# Goal
With the pictures omitted, write out the entries that follow exactly as they stand.
Dataset records start
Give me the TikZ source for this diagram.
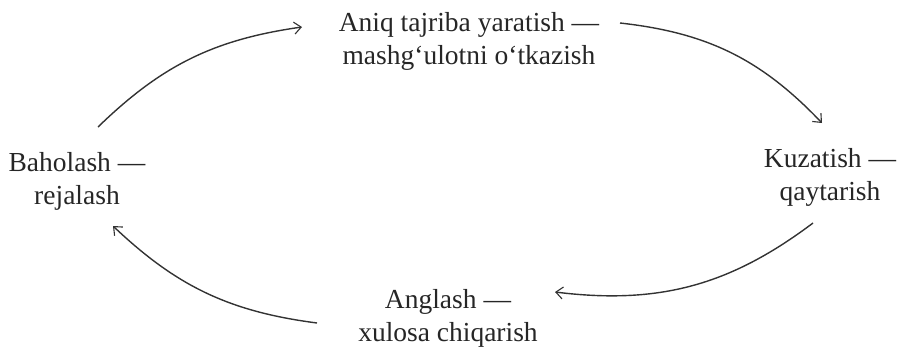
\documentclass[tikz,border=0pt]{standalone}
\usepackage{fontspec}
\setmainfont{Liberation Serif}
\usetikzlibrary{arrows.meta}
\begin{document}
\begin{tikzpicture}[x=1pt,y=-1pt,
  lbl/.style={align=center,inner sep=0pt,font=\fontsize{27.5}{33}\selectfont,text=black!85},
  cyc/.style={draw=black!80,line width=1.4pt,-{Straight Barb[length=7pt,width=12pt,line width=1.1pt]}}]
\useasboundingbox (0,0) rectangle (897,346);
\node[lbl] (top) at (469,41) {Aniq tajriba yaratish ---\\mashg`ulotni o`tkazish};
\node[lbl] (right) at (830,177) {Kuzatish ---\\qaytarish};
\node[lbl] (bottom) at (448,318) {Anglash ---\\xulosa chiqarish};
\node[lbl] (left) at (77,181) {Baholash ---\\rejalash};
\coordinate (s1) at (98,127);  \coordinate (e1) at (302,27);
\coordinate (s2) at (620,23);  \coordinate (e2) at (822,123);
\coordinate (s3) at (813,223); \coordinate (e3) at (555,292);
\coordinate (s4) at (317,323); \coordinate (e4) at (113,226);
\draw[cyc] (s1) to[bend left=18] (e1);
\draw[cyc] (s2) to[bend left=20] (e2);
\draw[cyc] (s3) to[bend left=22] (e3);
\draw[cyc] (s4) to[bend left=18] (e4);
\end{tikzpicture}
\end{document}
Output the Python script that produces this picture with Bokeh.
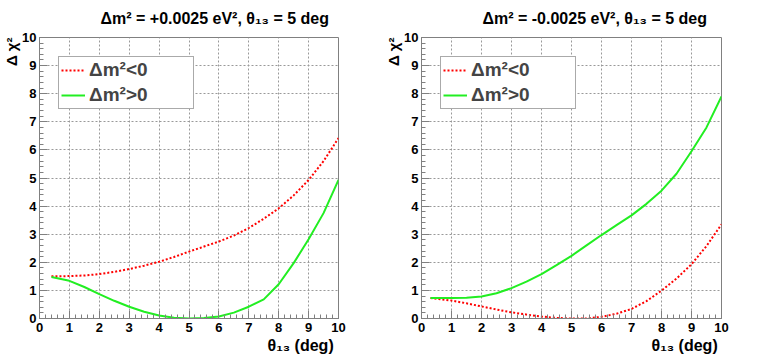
Dataset records end
# Response
Give me the TikZ source for this diagram.
\documentclass[tikz,border=0pt]{standalone}
\usepackage{fontspec}
\setmainfont{Liberation Serif}
\usetikzlibrary{arrows.meta}
\begin{document}
\begin{tikzpicture}[x=1pt,y=-1pt,
  lbl/.style={align=center,inner sep=0pt,font=\fontsize{27.5}{33}\selectfont,text=black!85},
  cyc/.style={draw=black!80,line width=1.4pt,-{Straight Barb[length=7pt,width=12pt,line width=1.1pt]}}]
\useasboundingbox (0,0) rectangle (897,346);
\node[lbl] (top) at (469,41) {Aniq tajriba yaratish ---\\mashg`ulotni o`tkazish};
\node[lbl] (right) at (830,177) {Kuzatish ---\\qaytarish};
\node[lbl] (bottom) at (448,318) {Anglash ---\\xulosa chiqarish};
\node[lbl] (left) at (77,181) {Baholash ---\\rejalash};
\coordinate (s1) at (98,127);  \coordinate (e1) at (302,27);
\coordinate (s2) at (620,23);  \coordinate (e2) at (822,123);
\coordinate (s3) at (813,223); \coordinate (e3) at (555,292);
\coordinate (s4) at (317,323); \coordinate (e4) at (113,226);
\draw[cyc] (s1) to[bend left=18] (e1);
\draw[cyc] (s2) to[bend left=20] (e2);
\draw[cyc] (s3) to[bend left=22] (e3);
\draw[cyc] (s4) to[bend left=18] (e4);
\end{tikzpicture}
\end{document}
Output the Python script that produces this picture with Bokeh.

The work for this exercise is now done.